# Records shown:
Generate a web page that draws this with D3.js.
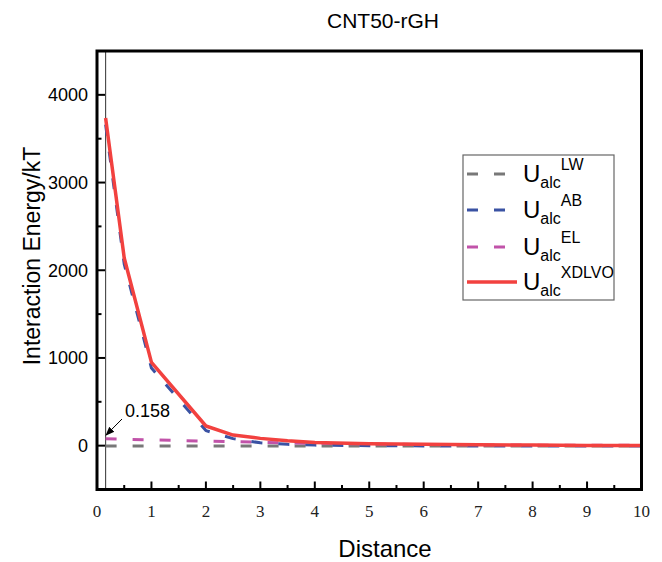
<!DOCTYPE html>
<html>
<head>
<meta charset="utf-8">
<script src="https://cdn.jsdelivr.net/npm/d3@7"></script>
<style>
  html, body { margin: 0; padding: 0; background: #fff; }
  svg { display: block; }
</style>
</head>
<body>
<svg id="chart" width="662" height="562"></svg>
<script>
// ---- data ----
const title = "CNT50-rGH";
const xLabel = "Distance";
const yLabel = "Interaction Energy/kT";
const distance = [0.158, 0.5, 1, 2, 2.5, 3, 3.5, 4, 5, 6, 7, 8, 9, 10];
const uLW    = [-4, -4, -3, -3, -3, -3, -3, -3, -3, -3, -3, -3, -3, -3];
const uAB    = [3660, 2070, 885, 172, 80, 32, 15, 6, 0, -3, -3, -3, -3, -3];
const uEL    = [78, 73, 66, 52, 45, 38, 32, 27, 19, 13, 9, 6, 4, 3];
const uXDLVO = [3735, 2140, 950, 224, 121, 83, 56, 36, 22, 15, 10, 6, 3, 1];
const seriesNames = ["LW", "AB", "EL", "XDLVO"];
const xTicks = [0, 1, 2, 3, 4, 5, 6, 7, 8, 9, 10];
const xMinorTicks = [0.5, 1.5, 2.5, 3.5, 4.5, 5.5, 6.5, 7.5, 8.5, 9.5];
const yTicks = [0, 1000, 2000, 3000, 4000];
const yMinorTicks = [500, 1500, 2500, 3500];
const xDomain = [0, 10];
const yDomain = [-500, 4500];
const annotation = "0.158";

// ---- layout ----
const svg = d3.select("#chart");
const pLeft = 97, pRight = 641.5, pTop = 51, pBottom = 489.5;
const x = d3.scaleLinear().domain(xDomain).range([pLeft, pRight]);
const y = d3.scaleLinear().domain(yDomain).range([pBottom, pTop]);

const series = [
  {name: seriesNames[0], values: uLW,    color: "#787878", dash: "11,16", width: 3},
  {name: seriesNames[1], values: uAB,    color: "#3a52a3", dash: "11,16", width: 3},
  {name: seriesNames[2], values: uEL,    color: "#c153a9", dash: "11,16", width: 3},
  {name: seriesNames[3], values: uXDLVO, color: "#f2413f", dash: null,    width: 3.5}
];

const defs = svg.append("defs");
defs.append("clipPath").attr("id", "clip")
  .append("rect").attr("x", pLeft).attr("y", pTop)
  .attr("width", pRight - pLeft).attr("height", pBottom - pTop);

// vertical marker at first distance
svg.append("line")
  .attr("x1", x(distance[0])).attr("x2", x(distance[0]))
  .attr("y1", pTop).attr("y2", pBottom)
  .attr("stroke", "#444").attr("stroke-width", 1.1);

// curves
const line = d3.line().x((d, i) => x(distance[i])).y(d => y(d));
const gLines = svg.append("g").attr("clip-path", "url(#clip)");
[0, 2, 1, 3].forEach(k => {
  const s = series[k];
  gLines.append("path")
    .attr("d", line(s.values))
    .attr("fill", "none")
    .attr("stroke", s.color)
    .attr("stroke-width", s.width)
    .attr("stroke-dasharray", s.dash)
    .attr("stroke-linejoin", "round");
});

// ticks (inward)
const gt = svg.append("g").attr("stroke", "#000").attr("stroke-width", 2);
xTicks.forEach(t => gt.append("line").attr("x1", x(t)).attr("x2", x(t))
  .attr("y1", pBottom).attr("y2", pBottom - 8));
xMinorTicks.forEach(t => gt.append("line").attr("x1", x(t)).attr("x2", x(t))
  .attr("y1", pBottom).attr("y2", pBottom - 4.5));
yTicks.forEach(t => gt.append("line").attr("y1", y(t)).attr("y2", y(t))
  .attr("x1", pLeft).attr("x2", pLeft + 8));
yMinorTicks.forEach(t => gt.append("line").attr("y1", y(t)).attr("y2", y(t))
  .attr("x1", pLeft).attr("x2", pLeft + 4.5));

// frame
svg.append("rect")
  .attr("x", pLeft).attr("y", pTop)
  .attr("width", pRight - pLeft).attr("height", pBottom - pTop)
  .attr("fill", "none").attr("stroke", "#000").attr("stroke-width", 3);

// tick labels
svg.append("g").selectAll("text").data(xTicks).join("text")
  .attr("x", d => x(d)).attr("y", 517)
  .attr("text-anchor", "middle")
  .attr("font-family", "'Liberation Serif', 'DejaVu Serif', serif")
  .attr("font-size", 17).attr("fill", "#222")
  .text(d => d);
svg.append("g").selectAll("text").data(yTicks).join("text")
  .attr("x", 88).attr("y", d => y(d)).attr("dy", "0.35em")
  .attr("text-anchor", "end")
  .attr("font-family", "'Liberation Sans', Arial, sans-serif")
  .attr("font-size", 18).attr("fill", "#000")
  .text(d => d);

// titles
svg.append("text").attr("x", 383).attr("y", 28).attr("text-anchor", "middle")
  .attr("font-family", "'Liberation Sans', Arial, sans-serif").attr("font-size", 21)
  .text(title);
svg.append("text").attr("x", 385).attr("y", 557).attr("text-anchor", "middle")
  .attr("font-family", "'Liberation Sans', Arial, sans-serif").attr("font-size", 24)
  .text(xLabel);
svg.append("text").attr("transform", "translate(40,256) rotate(-90)")
  .attr("text-anchor", "middle")
  .attr("font-family", "'Liberation Sans', Arial, sans-serif").attr("font-size", 23)
  .text(yLabel);

// annotation
defs.append("marker").attr("id", "arrow")
  .attr("viewBox", "0 0 10 10").attr("refX", 9).attr("refY", 5)
  .attr("markerWidth", 9).attr("markerHeight", 9).attr("orient", "auto")
  .attr("markerUnits", "userSpaceOnUse")
  .append("path").attr("d", "M0,1 L10,5 L0,9 Z").attr("fill", "#000");
svg.append("line")
  .attr("x1", 122).attr("y1", 419)
  .attr("x2", x(distance[0]) + 0.5).attr("y2", 435)
  .attr("stroke", "#000").attr("stroke-width", 1)
  .attr("marker-end", "url(#arrow)");
svg.append("text").attr("x", 125).attr("y", 417)
  .attr("font-family", "'Liberation Sans', Arial, sans-serif").attr("font-size", 18)
  .text(annotation);

// legend
const lg = svg.append("g");
lg.append("rect").attr("x", 463).attr("y", 155).attr("width", 151).attr("height", 145)
  .attr("fill", "#fff").attr("stroke", "#666").attr("stroke-width", 1.2);
const rowY = [174, 210, 247, 282];
series.forEach((s, i) => {
  lg.append("line").attr("x1", 467).attr("x2", 517)
    .attr("y1", rowY[i]).attr("y2", rowY[i])
    .attr("stroke", s.color).attr("stroke-width", s.width)
    .attr("stroke-dasharray", s.dash);
  const t = lg.append("text").attr("x", 523).attr("y", rowY[i] + 8)
    .attr("font-family", "'Liberation Sans', Arial, sans-serif").attr("font-size", 24);
  t.append("tspan").text("U");
  t.append("tspan").attr("dy", 6).attr("font-size", 16).text("alc");
  t.append("tspan").attr("dy", -18).attr("font-size", 16).text(s.name);
});
</script>
</body>
</html>
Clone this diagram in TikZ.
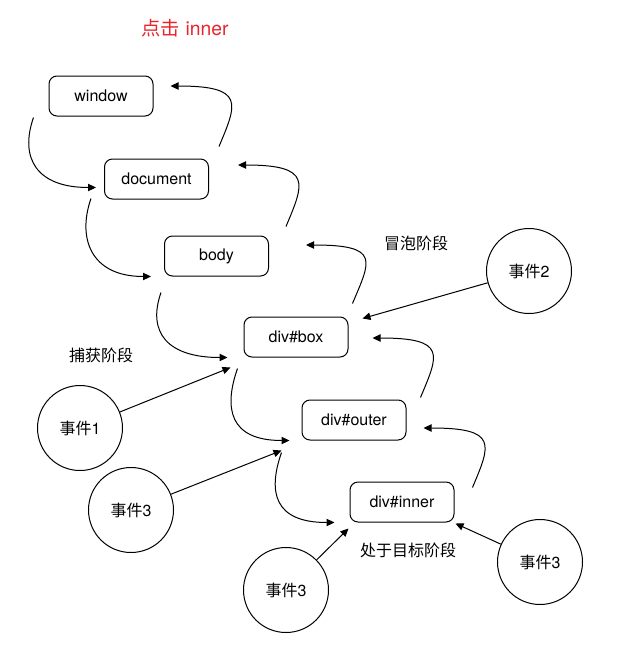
\documentclass[tikz,border=0pt]{standalone}
\usepackage{fontspec}
\setmainfont{TeX Gyre Heros}
\newfontfamily\cjk{Noto Sans CJK SC}
\usepackage{xcolor}
\usepackage{tikz}
\usetikzlibrary{arrows.meta, positioning, calc}

\definecolor{titlered}{RGB}{232,36,44}

\tikzset{
    elem/.style={draw, rounded corners=6pt, line width=0.75pt,
        minimum width=78pt, minimum height=30pt, inner sep=0pt,
        font=\fontsize{12}{14}\selectfont},
    evt/.style={draw, circle, line width=0.75pt, minimum size=63.75pt,
        inner sep=0pt, font=\fontsize{12}{14}\selectfont},
    phase/.style={font=\fontsize{12}{14}\selectfont\cjk, inner sep=0pt},
    arr/.style={-{Triangle[length=6pt,width=5.5pt]}, line width=0.75pt},
}

\begin{document}
\begin{tikzpicture}[x=0.75pt, y=-0.75pt]
    \useasboundingbox (0,0) rectangle (628,653);

    % Title
    \node[font=\fontsize{14.5}{17}\selectfont, text=titlered, inner sep=0pt]
        (title) at (185,28) {{\cjk 点击} inner};

    % DOM elements
    \node[elem] (window)   at (101,96)  {window};
    \node[elem] (document) at (156.5,179) {document};
    \node[elem] (body)     at (216.5,256) {body};
    \node[elem] (box)      at (296,337) {div\#box};
    \node[elem] (outer)    at (354,420) {div\#outer};
    \node[elem] (inner)    at (402,502) {div\#inner};

    % Events
    \node[evt] (ev2)  at (529,271) {{\cjk 事件}2};
    \node[evt] (ev1)  at (80,428)  {{\cjk 事件}1};
    \node[evt] (ev3a) at (131,510) {{\cjk 事件}3};
    \node[evt] (ev3b) at (286,590) {{\cjk 事件}3};
    \node[evt] (ev3c) at (540,562) {{\cjk 事件}3};

    % Phase labels
    \node[phase] (bubble)  at (416,243) {冒泡阶段};
    \node[phase] (capture) at (101,355) {捕获阶段};
    \node[phase] (target)  at (408,550) {处于目标阶段};

    % Capture phase (down the left side)
    \draw[arr] ([shift={(-15,1)}]window.south west)
        .. controls +(-14,40) and +(-60,0) .. ([shift={(-8,-12)}]document.south west);
    \draw[arr] ([shift={(-13,-1)}]document.south west)
        .. controls +(-14,40) and +(-60,0) .. ([shift={(-13,0)}]body.south west);
    \draw[arr] ([shift={(-3,16)}]body.south west)
        .. controls +(-14,40) and +(-60,0) .. ([shift={(-16,0)}]box.south west);
    \draw[arr] ([shift={(-6,11)}]box.south west)
        .. controls +(-14,40) and +(-60,0) .. ([shift={(-12,0)}]outer.south west);
    \draw[arr] ([shift={(-20,12)}]outer.south west)
        .. controls +(-14,40) and +(-60,0) .. ([shift={(-15,0)}]inner.south west);

    % Bubble phase (up the right side)
    \draw[arr] ([shift={(18,6)}]inner.north east)
        .. controls +(18,-43) and +(75,0) .. ([shift={(17,8)}]outer.east);
    \draw[arr] ([shift={(14,-2)}]outer.north east)
        .. controls +(18,-43) and +(75,0) .. ([shift={(24,1)}]box.east);
    \draw[arr] ([shift={(4,-13)}]box.north east)
        .. controls +(18,-43) and +(75,0) .. ([shift={(37,-11)}]body.east);
    \draw[arr] ([shift={(17,-9)}]body.north east)
        .. controls +(18,-43) and +(75,0) .. ([shift={(29,-14)}]document.east);
    \draw[arr] ([shift={(10,-12)}]document.north east)
        .. controls +(18,-43) and +(75,0) .. ([shift={(17,-10)}]window.east);

    % Event arrows
    \draw[arr] (ev2)  -- ([shift={(14,2)}]box.north east);
    \draw[arr] (ev1)  -- ([shift={(-13,10)}]box.south west);
    \draw[arr] (ev3a) -- ([shift={(-20,10)}]outer.south west);
    \draw[arr] (ev3b) -- ([shift={(-1,6)}]inner.south west);
    \draw[arr] (ev3c) -- ([shift={(1,1)}]inner.south east);
\end{tikzpicture}
\end{document}
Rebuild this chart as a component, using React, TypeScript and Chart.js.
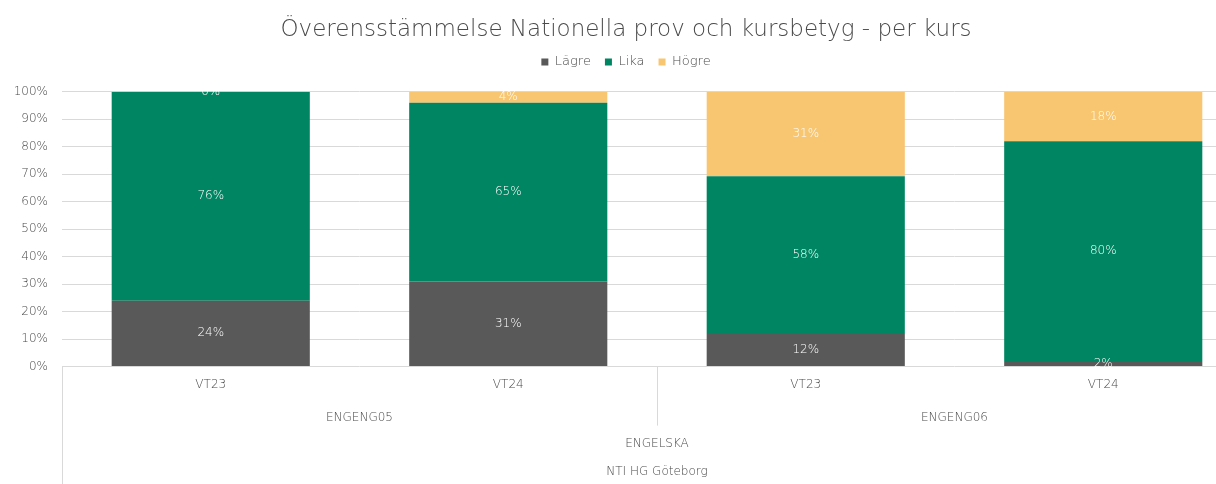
import React, { useEffect, useRef } from "react";
import { Chart, registerables } from "chart.js";

Chart.register(...registerables);

const periods = ["VT23", "VT24", "VT23", "VT24"];
const courses = ["ENGENG05", "ENGENG05", "ENGENG06", "ENGENG06"];
const subject = "ENGELSKA";
const school = "NTI HG Göteborg";
const lagre = [24, 31, 12, 2];
const lika = [76, 65, 58, 80];
const hogre = [0, 4, 31, 18];
const yTicks = [0, 10, 20, 30, 40, 50, 60, 70, 80, 90, 100];

const FONT = "'DejaVu Sans', sans-serif";
const TEXT = "#4a4a4a";
const GRID = "#d9d9d9";

const totals = periods.map((_, i) => lagre[i] + lika[i] + hogre[i]);
const norm = (arr: number[]) => arr.map((v, i) => (v / totals[i]) * 100);

const multiLevel = {
  id: "multiLevel",
  afterDraw(chart: any) {
    const { ctx, chartArea } = chart;
    const x = chart.scales.x;
    const bottom = chartArea.bottom;
    ctx.save();
    ctx.font = `200 12px ${FONT}`;
    ctx.fillStyle = "#ffffff";
    ctx.textAlign = "center";
    ctx.textBaseline = "middle";
    const raw = [lagre, lika, hogre];
    chart.data.datasets.forEach((ds: any, di: number) => {
      const meta = chart.getDatasetMeta(di);
      meta.data.forEach((bar: any, i: number) => {
        const cy = (bar.y + bar.base) / 2;
        ctx.fillText(raw[di][i] + "%", bar.x, cy);
      });
    });
    ctx.strokeStyle = GRID;
    ctx.lineWidth = 1;
    ctx.beginPath();
    const lx = Math.round(chartArea.left) + 0.5;
    ctx.moveTo(lx, bottom);
    ctx.lineTo(lx, chart.height);
    const sep = Math.round((x.getPixelForValue(1) + x.getPixelForValue(2)) / 2) + 0.5;
    ctx.moveTo(sep, bottom);
    ctx.lineTo(sep, bottom + 59);
    ctx.stroke();
    ctx.fillStyle = TEXT;
    ctx.font = `200 12px ${FONT}`;
    const seen: string[] = [];
    courses.forEach((c) => {
      if (seen.includes(c)) return;
      seen.push(c);
      const idx = courses.map((v, i) => (v === c ? i : -1)).filter((i) => i >= 0);
      const cx = (x.getPixelForValue(idx[0]) + x.getPixelForValue(idx[idx.length - 1])) / 2;
      ctx.fillText(c, cx, bottom + 51);
    });
    const mid = (x.getPixelForValue(0) + x.getPixelForValue(periods.length - 1)) / 2;
    ctx.fillText(subject, mid, bottom + 77);
    ctx.fillText(school, mid, bottom + 105);
    ctx.restore();
  },
};

export default function App() {
  const ref = useRef<HTMLCanvasElement>(null);
  useEffect(() => {
    if (!ref.current) return;
    const chart = new Chart(ref.current, {
      type: "bar",
      data: {
        labels: periods,
        datasets: [
          { label: "Lägre", data: norm(lagre), backgroundColor: "#595959" },
          { label: "Lika", data: norm(lika), backgroundColor: "#008562" },
          { label: "Högre", data: norm(hogre), backgroundColor: "#f8c671" },
        ],
      },
      options: {
        responsive: false,
        animation: false,
        devicePixelRatio: 1,
        layout: { padding: { left: 0, right: 14, top: 0, bottom: 89 } },
        datasets: { bar: { categoryPercentage: 1, barPercentage: 0.666 } },
        plugins: {
          title: {
            display: true,
            text: "Överensstämmelse Nationella prov och kursbetyg - per kurs",
            color: TEXT,
            font: { family: FONT, size: 23, weight: "200" },
            padding: { top: 16, bottom: -2 },
          },
          subtitle: {
            display: true,
            text: "",
            weight: 500,
            font: { size: 1 },
            padding: { top: 12, bottom: 0 },
          },
          legend: {
            position: "top",
            labels: {
              color: TEXT,
              font: { family: FONT, size: 13, weight: "200" },
              boxWidth: 7,
              boxHeight: 7,
              padding: 14,
            },
          },
          tooltip: { enabled: false },
        },
        scales: {
          x: {
            stacked: true,
            grid: { display: false },
            border: { display: false },
            ticks: { color: TEXT, font: { family: FONT, size: 12, weight: "200" }, padding: 3 },
          },
          y: {
            stacked: true,
            min: 0,
            max: 100,
            afterBuildTicks: (s: any) => {
              s.ticks = yTicks.map((v) => ({ value: v }));
            },
            afterFit: (s: any) => {
              s.width = 62;
            },
            grid: { color: GRID, drawTicks: false },
            border: { display: false },
            ticks: {
              color: TEXT,
              font: { family: FONT, size: 12, weight: "200" },
              padding: 14,
              callback: (v: any) => v + "%",
            },
          },
        },
      },
      plugins: [multiLevel],
    });
    return () => chart.destroy();
  }, []);
  return (
    <div style={{ position: "absolute", left: 0, top: 0, width: 1216, height: 484, overflow: "hidden", background: "#fff" }}>
      <canvas ref={ref} width={1266} height={484} style={{ display: "block" }} />
    </div>
  );
}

# Problem statement:
Go through the listing above and return every line where the word "this" occurs.

# Solution to the exercise:
Generate a web page that draws this with D3.js.
Clone this diagram in TikZ.
Rebuild this chart as a component, using React, TypeScript and Chart.js.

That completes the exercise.